A year ago, HMD Global’s Nokia 7 Plus was caught up in a scandal involving sending unencrypted data to the Chinese government all thanks to Norwegian site NRK, which first reported the matter.
After further investigation, it emerged that the Nokia 7 Plus had been installed with software meant for the Chinese market, but these particular units accidentally found their way to the global market.
A Finnish data protection watchdog went on to confirm this claim, saying that some Nokia phones were indeed sending user data to a Chinese server owned by China Telecom, a state-owned carrier, in an unencrypted format.
It was revealed that turning on the affected Nokia 7 Plus units, unlocking the phone or even turning on the display was enough to trigger sending of data to these servers.
HMD Global acknowledged the data breach and subsequently patched the bug by removing the infringing files from the Nokia 7 Plus and other potentially affected Nokia devices. As I write this, another similar issue has just been raised by omicron-b, a developer on Github.
Apparently, the Nokia 6.2 and Nokia 7.2 have third-party telemetry allegedly sending user data to servers in Columbia. The duo reportedly connects to dapi.hmdglobal.net roughly daily. As it stands, this is a Google Cloud that likely belongs to HMD Global.
Further digging revealed that the two phones have a pre-installed app that connects to the Google Cloud and redirects its data to Colombian servers owned by sitic.com.co, a Colombian company that brands itself as “leaders in innovation and create mobile and WEB applications for new products and services.”

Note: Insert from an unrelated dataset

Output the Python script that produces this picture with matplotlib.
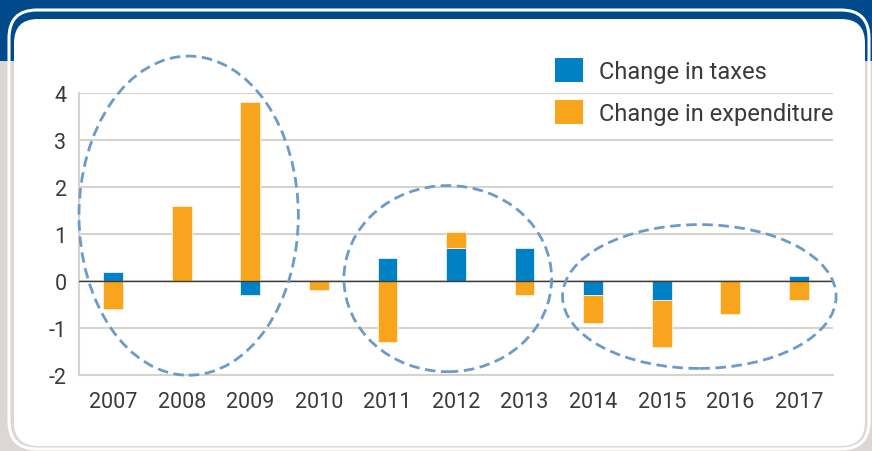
import matplotlib
matplotlib.use("Agg")
import matplotlib.pyplot as plt
import numpy as np
from matplotlib.patches import Ellipse, FancyBboxPatch, Patch, Rectangle

plt.rcParams['font.family'] = ['Roboto', 'DejaVu Sans']
plt.rcParams['axes.unicode_minus'] = False

years = ['2007', '2008', '2009', '2010', '2011', '2012', '2013',
         '2014', '2015', '2016', '2017']
taxes = [0.2, 0.0, -0.3, 0.0, 0.5, 0.7, 0.7, -0.3, -0.4, 0.0, 0.1]
expenditure = [-0.6, 1.6, 3.8, -0.2, -1.3, 0.35, -0.3, -0.6, -1.0, -0.7, -0.4]

BLUE = '#0081c6'
ORANGE = '#f8a51d'
GRID = '#d8d2cf'
DASH = '#6b9bc9'
TEXT = '#3a3a3a'

W, H = 872, 452
fig = plt.figure(figsize=(W / 100, H / 100), dpi=100)
fig.patch.set_facecolor('#dcd7d4')

# page background: dark blue band at top, rounded white panel
fig.patches.append(Rectangle((0, H - 62), W, 62, transform=None,
                             facecolor='#004a8b', edgecolor='none', zorder=0))
fig.patches.append(FancyBboxPatch((9, 2), 860, 439, transform=None,
                                  boxstyle='round,pad=0,rounding_size=28',
                                  facecolor='none', edgecolor='white',
                                  linewidth=2.2, zorder=1))
fig.patches.append(FancyBboxPatch((14, 5), 851, 427, transform=None,
                                  boxstyle='round,pad=0,rounding_size=24',
                                  facecolor='white', edgecolor='none', zorder=2))

ax = fig.add_axes([79 / W, 1 - 376 / H, 754 / W, 282 / H])
ax.set_zorder(3)
ax.set_facecolor('none')

x = np.arange(len(years))
width = 0.29
tax_arr = np.array(taxes)
exp_arr = np.array(expenditure)
# stacked like a spreadsheet: same-sign values stack, opposite signs start at 0
exp_bottom = np.where(np.sign(exp_arr) == np.sign(tax_arr), tax_arr, 0.0)

ax.bar(x, tax_arr, width, color=BLUE, edgecolor='#e8f2f8', linewidth=0.6,
       zorder=3, label='Change in taxes')
ax.bar(x, exp_arr, width, bottom=exp_bottom, color=ORANGE, edgecolor='#fdf0d8',
       linewidth=0.6, zorder=3, label='Change in expenditure')

ax.set_xlim(-0.5, len(years) - 0.5)
ax.set_ylim(-2, 4)
ax.set_yticks(np.arange(-2, 5, 1))
ax.set_xticks(x)
ax.set_xticklabels(years)
ax.yaxis.grid(True, color=GRID, linewidth=1.5, zorder=0)
ax.axhline(0, color='#3c3c3c', linewidth=1.0, zorder=4)
ax.tick_params(length=0, labelsize=15.5, labelcolor=TEXT)
ax.tick_params(axis='y', pad=9)
ax.tick_params(axis='x', pad=11.5)
for side in ['top', 'right']:
    ax.spines[side].set_visible(False)
ax.spines['left'].set_color(GRID)
ax.spines['left'].set_linewidth(1.5)
ax.spines['bottom'].set_color(GRID)
ax.spines['bottom'].set_linewidth(1.5)

# dashed ellipses around groups of years
ell_specs = [
    # (x centre, y centre, width, height) in data units
    (1.10, 1.39, 3.20, 6.79),
    (4.88, 0.05, 3.03, 3.96),
    (8.55, -0.33, 3.99, 3.06),
]
for xc, yc, ew, eh in ell_specs:
    e = Ellipse((xc, yc), ew, eh, facecolor='none', edgecolor=DASH,
                linewidth=2.0, linestyle=(0, (3.8, 2.0)), zorder=5, clip_on=False)
    ax.add_patch(e)

handles = [Patch(facecolor=BLUE, edgecolor='none'),
           Patch(facecolor=ORANGE, edgecolor='none')]
leg = fig.legend(handles, ['Change in taxes', 'Change in expenditure'],
                 loc='upper left', bbox_to_anchor=(555 / W, 1 - 59 / H),
                 frameon=False, fontsize=17, borderpad=0, borderaxespad=0,
                 handlelength=1.18, handleheight=1.18, handletextpad=0.68,
                 labelspacing=0.72, labelcolor=TEXT)
leg.set_zorder(6)

fig.savefig('out.png', dpi=100, facecolor=fig.get_facecolor())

The app responsible for doing this is a system app that has no name in the phones, but it was established as co.sitic.pp. The app is able to make calls, receive SMS, and even access your phone’s internet.
What this essentially means is that someone (probably HMD Global/Nokia) knowingly installed third-party telemetry that can read SMS, make phone calls, and so on yet for some reason they hid it from plain sight.

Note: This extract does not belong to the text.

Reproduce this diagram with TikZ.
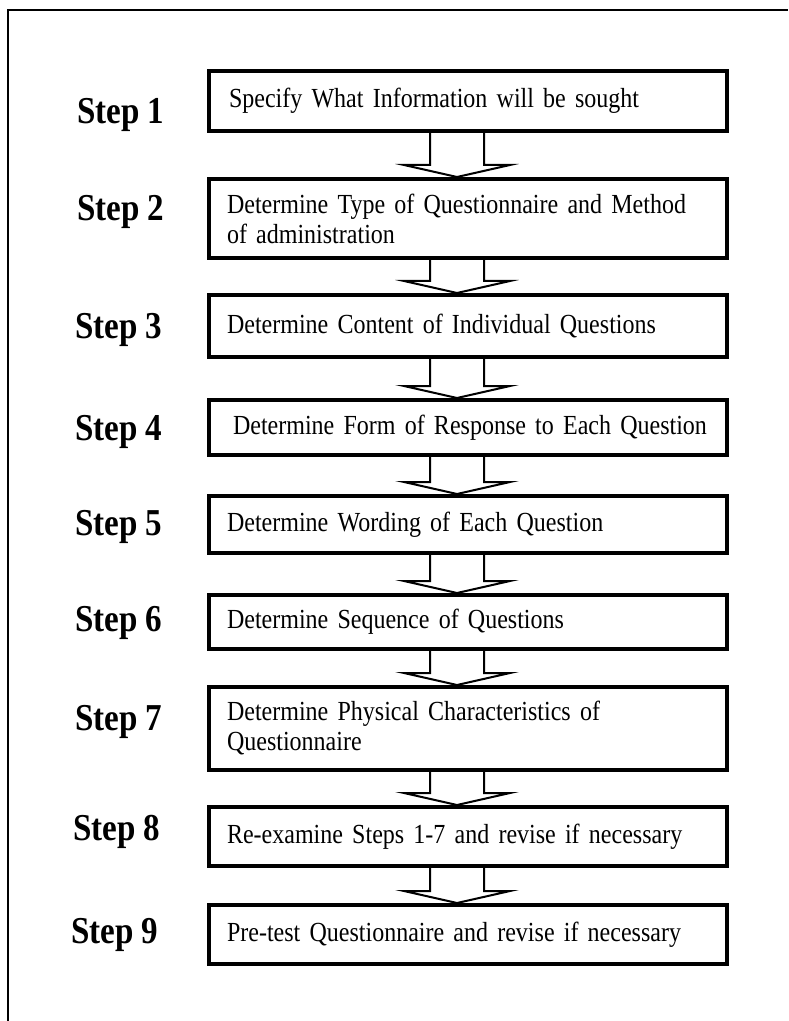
\documentclass[tikz,border=0pt]{standalone}
\usepackage{fontspec}
\setmainfont{Liberation Serif}
\newfontfamily\tallserif{Liberation Serif}[FakeStretch=0.87, WordSpace=0.87]
\usetikzlibrary{calc}
\tikzset{
  stepbox/.style={draw, line width=2pt, minimum width=259pt, text width=241pt,
    inner xsep=9pt, inner ysep=0pt, align=left, font=\tallserif\fontsize{13.8}{15}\selectfont},
  steplabel/.style={anchor=west, inner sep=0pt, font=\tallserif\fontsize{19}{21}\selectfont\bfseries},
  blockarrow/.style={line width=1pt, line join=miter}
}

\begin{document}
\begin{tikzpicture}[x=0.5pt, y=-0.5pt]
    \useasboundingbox (0,0) rectangle (788,1021);
    \draw[line width=1pt] (8,1021) -- (8,10) -- (788,10);

    % the nine boxes
    \node[stepbox, minimum height=30pt] (s1) at (468,101) {\hspace{1pt}Specify What Information will be sought};
    \node[stepbox, minimum height=39.5pt] (s2) at (468,218.5) {Determine Type of Questionnaire and Method\\of administration};
    \node[stepbox, minimum height=31pt] (s3) at (468,326) {Determine Content of Individual Questions};
    \node[stepbox, minimum height=27.5pt] (s4) at (468,427.5) {\hspace{3pt}Determine Form of Response to Each Question};
    \node[stepbox, minimum height=28.5pt] (s5) at (468,524.5) {Determine Wording of Each Question};
    \node[stepbox, minimum height=27pt] (s6) at (468,622) {Determine Sequence of Questions};
    \node[stepbox, minimum height=41.5pt] (s7) at (468,728.5) {Determine Physical Characteristics of\\Questionnaire};
    \node[stepbox, minimum height=29.5pt] (s8) at (468,836.5) {Re-examine Steps 1-7 and revise if necessary};
    \node[stepbox, minimum height=29.5pt] (s9) at (468,934.5) {Pre-test Questionnaire and revise if necessary};

    % step labels
    \node[steplabel] (l1) at (77,115) {Step 1};
    \node[steplabel] (l2) at (77,212) {Step 2};
    \node[steplabel] (l3) at (75,330) {Step 3};
    \node[steplabel] (l4) at (75,432) {Step 4};
    \node[steplabel] (l5) at (75,527) {Step 5};
    \node[steplabel] (l6) at (75,623) {Step 6};
    \node[steplabel] (l7) at (75,722) {Step 7};
    \node[steplabel] (l8) at (73,832) {Step 8};
    \node[steplabel] (l9) at (71,935) {Step 9};

    % hollow arrows between boxes
    \foreach \a/\b in {s1/s2, s2/s3, s3/s4, s4/s5, s5/s6, s6/s7, s7/s8, s8/s9}
        \draw[blockarrow] ($(\a.south)+(-38,0)$) -- ($(\b.north)+(-38,-12)$)
            -- ($(\b.north)+(-64,-12)$) -- ($(\b.north)+(-11,0)$)
            -- ($(\b.north)+(42,-12)$) -- ($(\b.north)+(16,-12)$)
            -- ($(\a.south)+(16,0)$);
\end{tikzpicture}
\end{document}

Even more interesting is that when the co.sitic.pp app is removed from the Nokia 6.2 and Nokia 7.2, requests to send data to Colombian servers subsequently stopped, basically pinpointing the app as the culprit.
For what is worth, this app also sends data to Microsoft Cloud in the U.S., but it still doesn’t justify the data requests from Colombia. The fact that this issue has been around for a while yet HMD/Nokia hasn’t responded says a lot about the company’s approach to protecting user privacy and data.